The goal, of course, was to promote homegrown products in dramatic fashion. Hence the festive aprons reading "Chilean Food Market," worn by embassy staffers, including Economic Counselor Rolando Ortega, and food handlers such as Xavier Equihua, chief executive of the Chilean Avocado Importers Association. Mr. Equihua was all too happy to report that "Chile is the second-largest importer of avocado into the U.S."

Talk about one-upmanship: Chile claims to be among the top three food exporters in the world and boasts of non-polluted seawater. Who would have thought? Getting one's mind and throat around some top Chilean wines was a wish that on-site winery representatives were glad to oblige.

It's not an everyday occasion, either, when the cocktail of the hour is a pisco concoction -- pisco being an alcoholic beverage made from grapes that is Chile's national drink, especially when mixed with cola.
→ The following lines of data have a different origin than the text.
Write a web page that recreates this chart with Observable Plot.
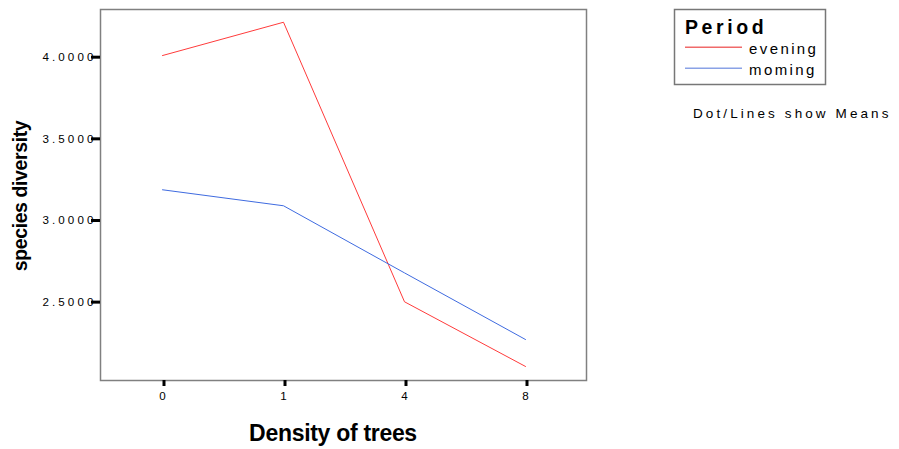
<!DOCTYPE html>
<html>
<head>
<meta charset="utf-8">
<script src="https://cdn.jsdelivr.net/npm/d3@7"></script>
<script src="https://cdn.jsdelivr.net/npm/@observablehq/plot@0.6"></script>
<style>
  body { margin: 0; background: #fff; }
  #chart { position: relative; width: 899px; height: 449px; }
  svg { font-family: "Liberation Sans", Arial, sans-serif; }
  svg g[aria-label="y-axis tick label"], svg g[aria-label="x-axis tick label"] {
    font-size: 11.6px; letter-spacing: 3.1px; fill: #000;
  }
</style>
</head>
<body>
<div id="chart"></div>
<script>
const densities = ["0", "1", "4", "8"];
const periods = ["evening", "morning"];
const legendLabels = ["evening", "moming"];
const eveningValues = [4.01, 4.214, 2.502, 2.106];
const morningValues = [3.188, 3.090, 2.679, 2.271];
const yTicks = [2.5, 3.0, 3.5, 4.0];
const colors = ["#ff3b3b", "#3f6be0"];
const legendColors = ["#f06a6a", "#8aa2e6"];

const data = [];
densities.forEach((d, i) => {
  data.push({density: d, period: periods[0], value: eveningValues[i]});
  data.push({density: d, period: periods[1], value: morningValues[i]});
});

const plot = Plot.plot({
  width: 899,
  height: 449,
  marginLeft: 100,
  marginTop: 9,
  marginRight: 313,
  marginBottom: 69,
  style: {fontFamily: "Liberation Sans, Arial, sans-serif", background: "#fff"},
  x: {type: "point", domain: densities, padding: 0.5},
  y: {domain: [2.02, 4.292]},
  color: {domain: periods, range: colors},
  marks: [
    Plot.frame({stroke: "#808080", strokeWidth: 1.5}),
    Plot.line(data, {x: "density", y: "value", z: "period", stroke: "period", strokeWidth: 1}),
    Plot.axisY({ticks: yTicks, tickFormat: d3.format(".4f"), tickSize: 9, tickPadding: -5,
      strokeWidth: 3, stroke: "#000", label: null}),
    Plot.axisX({tickSize: 6, tickPadding: 5, dx: 1.5, strokeWidth: 3, stroke: "#000", label: null})
  ]
});
document.getElementById("chart").appendChild(plot);

const svg = d3.select(plot);

// axis titles
svg.append("text")
  .attr("transform", "translate(27,196) rotate(-90)")
  .attr("text-anchor", "middle")
  .style("font-size", "19.5px").style("font-weight", "bold").style("letter-spacing", "-0.4px")
  .attr("fill", "#000")
  .text("species diversity");
svg.append("text")
  .attr("x", 333).attr("y", 441)
  .attr("text-anchor", "middle")
  .style("font-size", "23px").style("font-weight", "bold").style("letter-spacing", "-0.3px")
  .attr("fill", "#000")
  .text("Density of trees");

// legend
const lg = svg.append("g").attr("text-anchor", "start");
lg.append("rect").attr("x", 674.5).attr("y", 9.5).attr("width", 151).attr("height", 75)
  .attr("fill", "#fff").attr("stroke", "#777").attr("stroke-width", 1.5);
lg.append("text").attr("x", 685).attr("y", 34).attr("text-anchor", "start")
  .style("font-size", "19.5px").style("font-weight", "bold").style("letter-spacing", "3.6px")
  .attr("fill", "#000").text("Period");
periods.forEach((p, i) => {
  const y = 47.3 + i * 21;
  lg.append("line").attr("x1", 685).attr("x2", 742).attr("y1", y).attr("y2", y)
    .attr("stroke", legendColors[i]).attr("stroke-width", 1.6);
  lg.append("text").attr("x", 749).attr("y", y + 6.2).attr("text-anchor", "start")
    .style("font-size", "15px").style("letter-spacing", "2.4px").attr("fill", "#000").text(legendLabels[i]);
});
svg.append("text").attr("x", 693).attr("y", 117.7).attr("text-anchor", "start")
  .style("font-size", "13.5px").style("letter-spacing", "3.1px").attr("fill", "#000").text("Dot/Lines show Means");
</script>
</body>
</html>
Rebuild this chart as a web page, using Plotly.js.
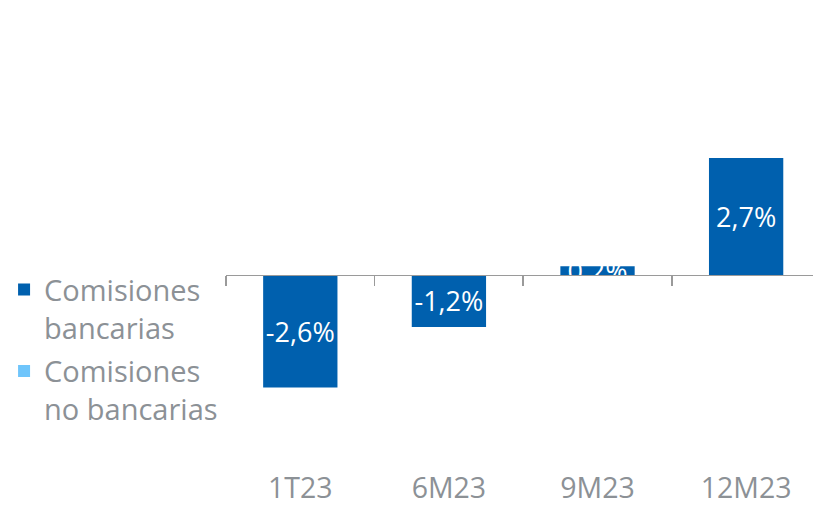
<!DOCTYPE html>
<html>
<head>
<meta charset="utf-8">
<script src="https://cdn.plot.ly/plotly-3.0.1.min.js"></script>
<style>html,body{margin:0;padding:0;background:#fff;overflow:hidden}#chart{width:813px;height:506px}</style>
</head>
<body>
<div id="chart"></div>
<script>
var categories = ["1T23", "6M23", "9M23", "12M23"];
var bancarias = [-2.6, -1.2, 0.2, 2.7];
var noBancarias = [null, null, null, null];
var seriesNames = ["Comisiones<br>bancarias", "Comisiones<br>no bancarias"];

function fmt(v) { return v.toFixed(1).replace('.', ',') + '%'; }

var FONT = "Open Sans";
var GREY = "#8c9196";
var ymin = -3.95, ymax = 6.12;

var traces = [
  {
    type: 'bar', x: categories, y: bancarias, name: seriesNames[0], legendgroup: 'a',
    marker: {color: '#0060ae'}, width: 0.5,
    text: bancarias.map(fmt), textposition: 'inside', insidetextanchor: 'middle',
    constraintext: 'none', textangle: 0,
    textfont: {family: FONT, size: 27, color: '#ffffff'},
    cliponaxis: false, hoverinfo: 'skip'
  },
  {
    type: 'bar', x: categories, y: noBancarias, name: seriesNames[1], legendgroup: 'b',
    marker: {color: '#6fc5fb'}, width: 0.5, hoverinfo: 'skip'
  }
];

var layout = {
  width: 813, height: 506,
  margin: {l: 226, r: 0, t: 10, b: 60},
  paper_bgcolor: '#ffffff', plot_bgcolor: '#ffffff',
  barmode: 'overlay',
  font: {family: FONT, color: GREY},
  showlegend: true,
  legend: {
    xref: 'container', yref: 'container', x: 0.005, y: 0.478,
    xanchor: 'left', yanchor: 'top', valign: 'top',
    font: {family: FONT, size: 29, color: GREY},
    itemwidth: 30, tracegroupgap: 3, bgcolor: 'rgba(0,0,0,0)'
  },
  xaxis: {
    type: 'category', range: [-0.5, 3.45],
    anchor: 'free', position: (0 - ymin) / (ymax - ymin),
    showline: true, linecolor: '#9a9a9a', linewidth: 1.5,
    ticks: 'outside', tickson: 'boundaries', ticklen: 10, tickcolor: '#9a9a9a', tickwidth: 1.5,
    ticklabelstandoff: 187,
    tickfont: {family: FONT, size: 28.5, color: GREY},
    showgrid: false, zeroline: false, fixedrange: true
  },
  yaxis: {
    range: [ymin, ymax], visible: false, showgrid: false, zeroline: false, fixedrange: true
  }
};

Plotly.newPlot('chart', traces, layout, {displayModeBar: false, staticPlot: true});
</script>
</body>
</html>
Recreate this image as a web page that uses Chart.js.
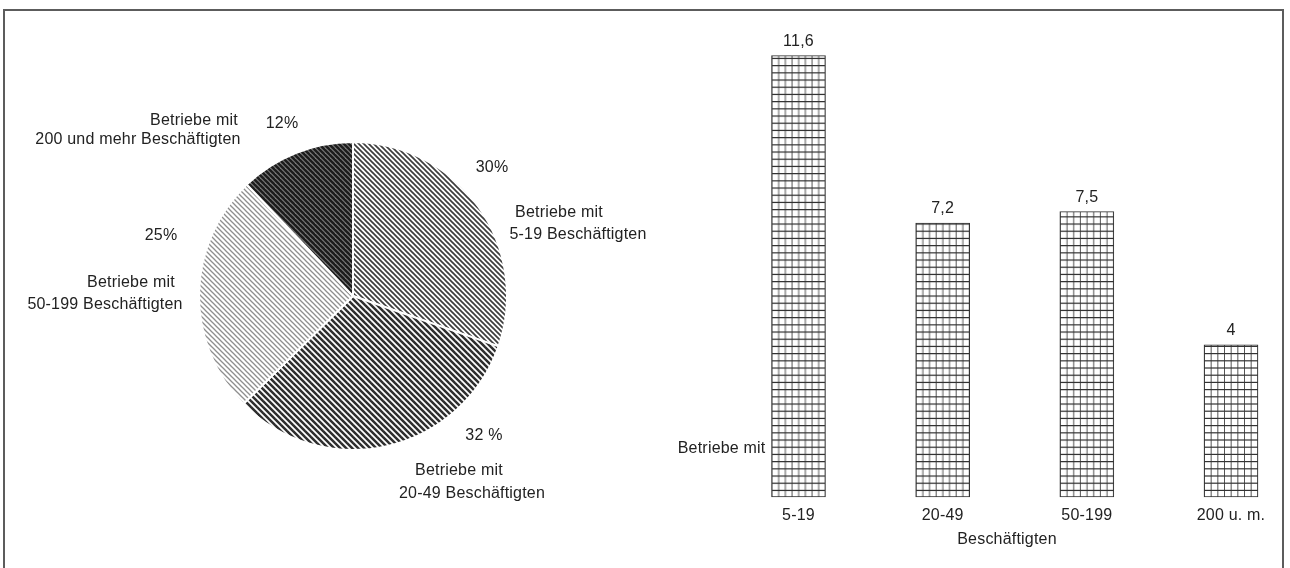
<!DOCTYPE html>
<html>
<head>
<meta charset="utf-8">
<script src="https://cdn.jsdelivr.net/npm/chart.js@4.4.1/dist/chart.umd.min.js"></script>
<style>
  html, body { margin: 0; padding: 0; background: #fff; }
  #wrap { position: relative; width: 1290px; height: 568px; overflow: hidden; background: #fff; }
  #wrap canvas { position: absolute; left: 0; top: 0; }
  #frame { position: absolute; left: 3px; top: 9px; width: 1281px; height: 620px;
           border: 2px solid #5c5c5c; box-sizing: border-box; }
</style>
</head>
<body>
<div id="wrap">
  <div id="frame"></div>
  <canvas id="pie" width="1290" height="568"></canvas>
  <canvas id="bars" width="1290" height="568"></canvas>
</div>
<script>
// Anteil der Betriebe nach Größenklasse (Kreis)
const pieCategories = [
  ['Betriebe mit', '5-19 Beschäftigten'],
  ['Betriebe mit', '20-49 Beschäftigten'],
  ['Betriebe mit', '50-199 Beschäftigten'],
  ['Betriebe mit', '200 und mehr Beschäftigten']
];
const pieValues = [30, 32, 25, 12];
const pieValueSuffix = ['%', ' %', '%', '%'];

// Werte je Größenklasse (Säulen)
const barCategories = ['5-19', '20-49', '50-199', '200 u. m.'];
const barValues = [11.6, 7.2, 7.5, 4];
const barAxisPrefix = 'Betriebe mit';
const barAxisTitle = 'Beschäftigten';

const FONT = '16px "Liberation Sans", Arial, sans-serif';
const TEXT = '#222222';

function drawText(ctx, str, x, y, align) {
  ctx.save();
  ctx.font = FONT;
  ctx.fillStyle = TEXT;
  ctx.textAlign = align || 'center';
  ctx.textBaseline = 'alphabetic';
  try { ctx.letterSpacing = '0.2px'; } catch (e) {}
  ctx.fillText(str, x, y);
  ctx.restore();
}

// diagonal hatching, lines running down to the right
function stripes(ctx, period, width, fg, bg) {
  const c = document.createElement('canvas');
  c.width = period; c.height = period;
  const g = c.getContext('2d');
  g.fillStyle = bg; g.fillRect(0, 0, period, period);
  g.strokeStyle = fg; g.lineWidth = width;
  for (const k of [-period, 0, period]) {
    g.beginPath();
    g.moveTo(k - 1, -1);
    g.lineTo(k + period + 1, period + 1);
    g.stroke();
  }
  return ctx.createPattern(c, 'repeat');
}

// fine square grid used to fill the columns
function gridTile(ctx) {
  const w = 20, h = 36;
  const c = document.createElement('canvas');
  c.width = w; c.height = h;
  const g = c.getContext('2d');
  g.fillStyle = '#fff'; g.fillRect(0, 0, w, h);
  g.strokeStyle = '#555555'; g.lineWidth = 1.0;
  for (let i = 0; i < 3; i++) {
    const x = i * w / 3 + 0.5;
    g.beginPath(); g.moveTo(x, 0); g.lineTo(x, h); g.stroke();
  }
  g.strokeStyle = '#333333'; g.lineWidth = 1.2;
  for (let j = 0; j < 5; j++) {
    const y = j * h / 5 + 0.6;
    g.beginPath(); g.moveTo(0, y); g.lineTo(w, y); g.stroke();
  }
  return ctx.createPattern(c, 'repeat');
}

// ---------- Kreisdiagramm ----------
const pieCtx = document.getElementById('pie').getContext('2d');
const piePatterns = [
  stripes(pieCtx, 5, 1.7, '#3d3d3d', '#ffffff'),
  stripes(pieCtx, 6, 2.5, '#2e2e2e', '#ffffff'),
  stripes(pieCtx, 5, 1.3, '#8e8e8e', '#ffffff'),
  stripes(pieCtx, 5, 2.4, '#1c1c1c', '#7c7c7c')
];

// label anchors per slice: percentage, then the two caption lines (x centre, baseline)
const pieLabelPos = [
  { pct: [492, 172], lines: [[559, 217], [578, 239]] },
  { pct: [484, 440], lines: [[459, 475], [472, 498]] },
  { pct: [161, 240], lines: [[131, 287], [105, 309]] },
  { pct: [282, 128], lines: [[194, 125], [138, 144]] }
];

const pieText = {
  id: 'pieText',
  afterDraw(chart) {
    const ctx = chart.ctx;
    pieValues.forEach((v, i) => {
      const p = pieLabelPos[i];
      drawText(ctx, v + pieValueSuffix[i], p.pct[0], p.pct[1]);
      pieCategories[i].forEach((line, k) => drawText(ctx, line, p.lines[k][0], p.lines[k][1]));
    });
  }
};

new Chart(pieCtx, {
  type: 'pie',
  data: {
    labels: pieCategories,
    datasets: [{
      data: pieValues,
      backgroundColor: piePatterns,
      borderColor: '#ffffff',
      borderWidth: 2
    }]
  },
  options: {
    responsive: false,
    animation: false,
    events: [],
    radius: 154,
    layout: { padding: { left: 200, right: 784, top: 143, bottom: 119 } },
    plugins: { legend: { display: false }, tooltip: { enabled: false } }
  },
  plugins: [pieText]
});

// ---------- Säulendiagramm ----------
const barCtx = document.getElementById('bars').getContext('2d');

const barText = {
  id: 'barText',
  afterDatasetsDraw(chart) {
    const ctx = chart.ctx;
    const meta = chart.getDatasetMeta(0);
    meta.data.forEach((el, i) => {
      drawText(ctx, String(barValues[i]).replace('.', ','), el.x, el.y - 10);
      drawText(ctx, barCategories[i], el.x, el.base + 23);
    });
    const first = meta.data[0];
    drawText(ctx, barAxisPrefix, first.x - first.width / 2 - 6, first.base - 44, 'right');
    drawText(ctx, barAxisTitle, 1007, first.base + 47);
  }
};

const barChart = new Chart(barCtx, {
  type: 'bar',
  data: {
    labels: barCategories,
    datasets: [{
      data: barValues,
      backgroundColor: '#ffffff',
      borderColor: '#333333',
      borderWidth: 1,
      borderSkipped: false,
      barThickness: 54,
      clip: false
    }]
  },
  options: {
    responsive: false,
    animation: false,
    events: [],
    layout: { padding: { left: 798.5, right: 59, top: 40.4, bottom: 71 } },
    scales: {
      x: { display: false, offset: false },
      y: { display: false, min: 0, max: 12 }
    },
    plugins: { legend: { display: false }, tooltip: { enabled: false } }
  },
  plugins: [barText]
});

// anchor the grid fill to each column's lower-left corner
const barMeta = barChart.getDatasetMeta(0);
barChart.data.datasets[0].backgroundColor = barMeta.data.map(el => {
  const p = gridTile(barCtx);
  p.setTransform(new DOMMatrix().translate(el.x - el.width / 2, el.base));
  return p;
});
barChart.update('none');
</script>
</body>
</html>
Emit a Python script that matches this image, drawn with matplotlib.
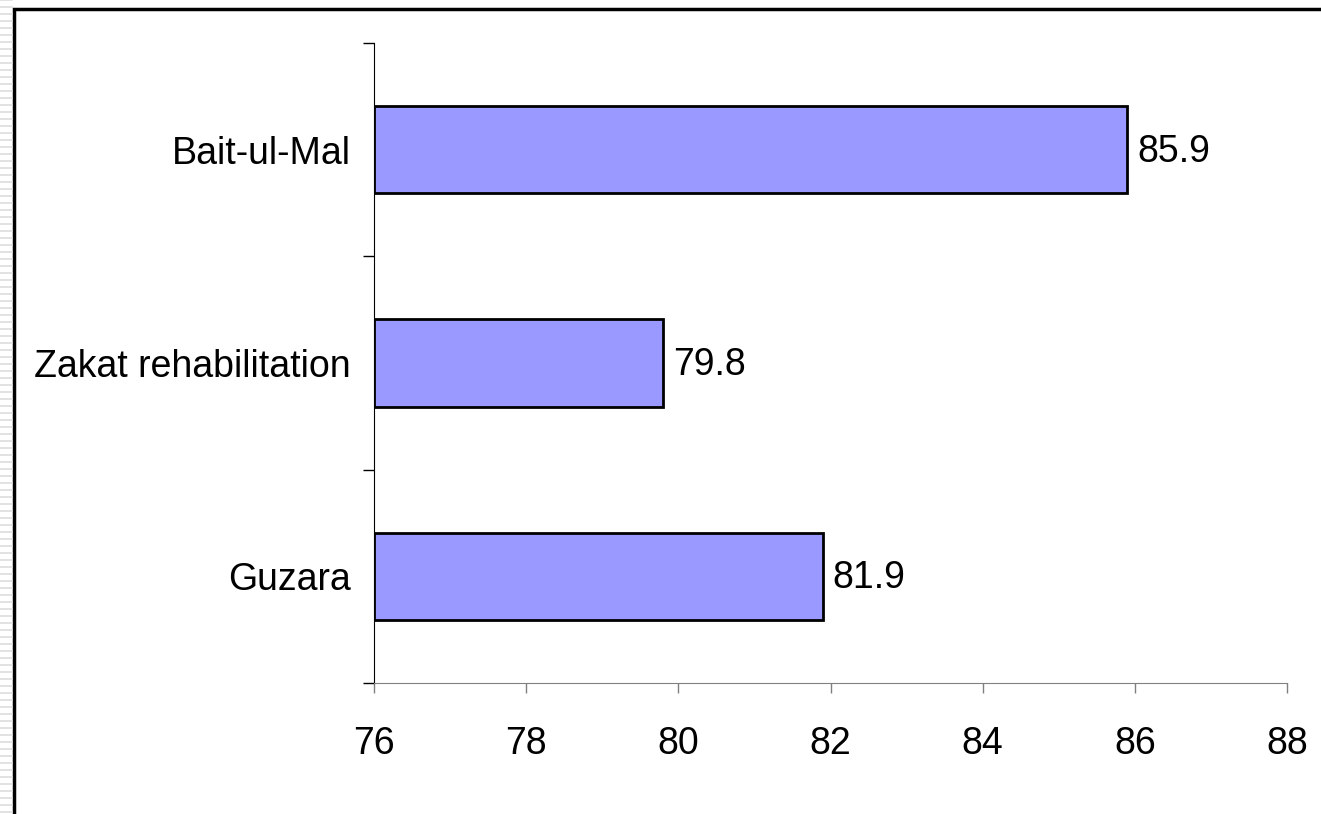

Nor when several dozen guests talk shop in front of real produce stands containing treats such as pancake-size slabs of giant calamari, fresh meats, cheeses, berries, mussels, olive oils and, yes, chili powder as well as a papaya called carica and the cherimoya fruit.

"Like all cuisines in Latin America, ours is a combination of mestizo, or old Spanish, native Indian, and the food introduced by immigrants," Mr. Fernandez explained during a quick checkup trip to the kitchen. Good diplomat that he is, he had his line down pat for an appreciative audience. "I remember years ago when you visited this sort of market, you would get your papaya, your mussels or your salmon and you would go to someone and say, 'Can you cook it?' " then and there. Times may have changed, he implied, but not the taste.